Her hand was cold–but so was Evan’s. He spun away from her, and pulled her stumbling after him along the trail.

#

The misty rain collected on the hemlock boughs, and clung like frost or ashes to the moss that covered the stones and the trunks of the trees. In the lee of the ridge, Ann huddled in her brother Evan’s cloak, her back to a shaggy gray birch. The raindrops beaded on the hood and shoulders, then slowly seeped into the wool.

Evan stood somewhere behind her, doing something she couldn’t and didn’t care to see–something awful, false and self-deluding. Something hopeful.

The tolling of a bell hung in the air, the sound distorted by the thickness of the mist so that if she wanted, she could pretend it didn’t exist.

“Did you hear that?” Evan asked, his voice high and unsteady.

“No,” she answered.

“The bell!” Evan shouted. “Didn’t you hear it?”

She fixed her gaze on the dark, blurry line of moisture spreading through the edges of the hood. It was only inches from her eyes. They hurt with the effort, but she still could feel the hurt inside.

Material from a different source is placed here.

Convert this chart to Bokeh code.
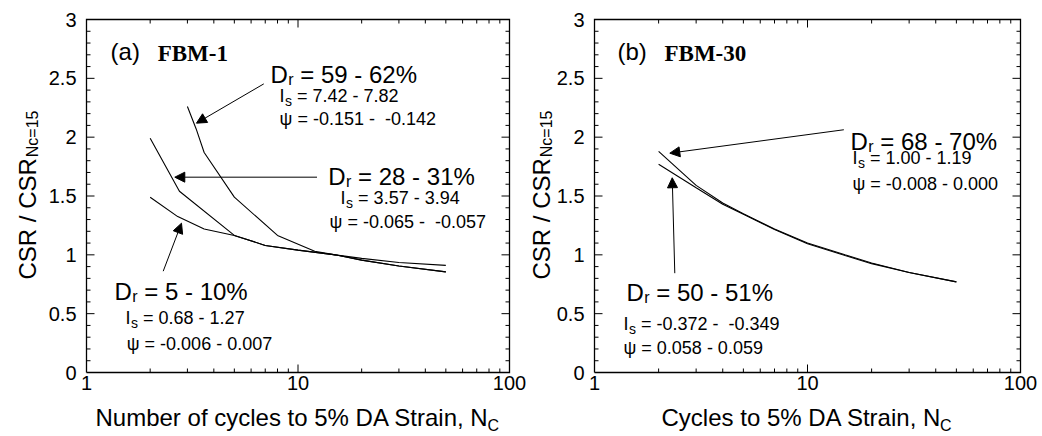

Ann shook her head. She clung to her knees and tried harder.

Evan didn’t see, or hear, or care. “It’s the train!” he screamed instead. “Come on! We can catch it!”

She felt the heat of his body behind her, even through the cold and rain. A fevered heat, she thought. His burning hand fumbled for hers. It closed too tight, and pulled her up. She was too tired to resist.

She glimpsed his face in spite of herself. The scars stood out white. His eyes were red–the only things in this world with any color. The thing that hunted him was there, like a rainstorm trapped in an hourglass.

“There isn’t any train,” she said, through lips that trembled with cold.

His eyes burned; he turned away without a word.

Evan dragged her over the crest of the ridge, and down the steep, slick trail. She could barely lift her legs. She stumbled, striking old bruises against new stones. She would have begged, but she hadn’t the breath.

#

What’s the difference, shifting from Evan to Ann? Well, we get the opposite end of their contrast: despair instead of hope. Ann knows what’s wrong with Evan. Evan only thinks he knows what’s wrong with Ann. So we lose that particular aspect of the mystery that is pretty much the only thing that keeps this story going. But actually her perspective on it is pretty interesting too. She gets to look in Evan’s eyes, which by virtue of what’s happening to them are far more expressive then hers. She’s retreating into herself as far as she can go; he’s going insane. And the mystery of what will happen to them, as well as that of what has happened to them, of course is still intact. So actually I think I might enjoy rewriting this whole story from her perspective.